As I lowered down inside I was able to land on a snowbridge. I was glad I had my rappel backup engaged as I cautiously climbed out, in case the snow gave way.

About to climb out of the bergschrund while on rappel.

Safely away from the slope and out of range of the falling rocks, Nastia and I began the long, tortuous slog back to the White River Trailhead. One unnerving/annoying problem to overcome was that the Carbon Glacier melts out badly, and we had no idea if we could pick a route down the glacier from where we happened to rappel onto. We spent a lot of the day traversing back and forth and backtracking from dead ends.

The long winding descent down the Carbon Glacier.

Wandering down the Carbon Glacier.

Wandering down the Carbon Glacier.

After much wandering, and a particularly aggravating finish (we looked a long time to find a way off the edge of the glacier as the marginal crevasses were very bad), we finally were in the free and clear. We had an uneventful slog out, and once we were off the glaciers, Nastia was nice enough to offer that I speed down the trail to get to the car and nap since she needed to maintain a slower pace.
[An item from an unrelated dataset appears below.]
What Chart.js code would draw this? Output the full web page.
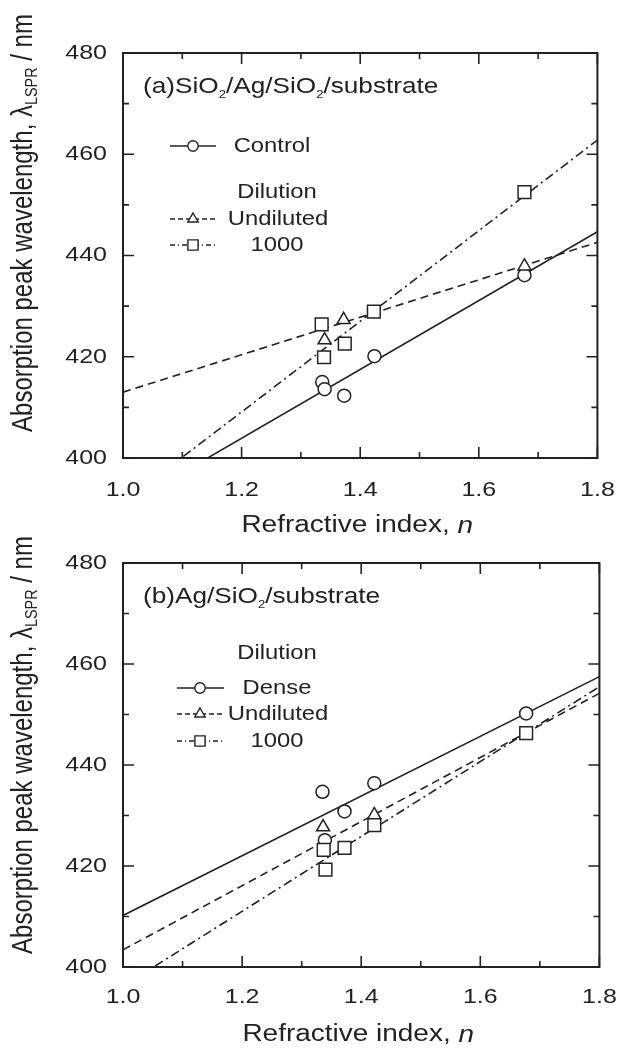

I could repay her with driving later.

Looking up from lower Curtis Ridge.

I made it down to the car about 1.5 hrs before Nastia, and later on awoke to darkness and a terrific thunderstorm and heavy rain. This had crept up in the forecast as a mild chance, and we had this in the back of our minds to beat on the Emmons Descent. It turned out much worse than I had expected! Nastia arrived just after the downpour started. We were drained from this outing. Exhausted, we drove back to Portland where I'd have a rest day before returning to work. This was a very memorable route, but I am still on the fence as to whether I will return to it. Certainly I won't come back unless it is earlier in the year with much colder temperatures and some deeper snow!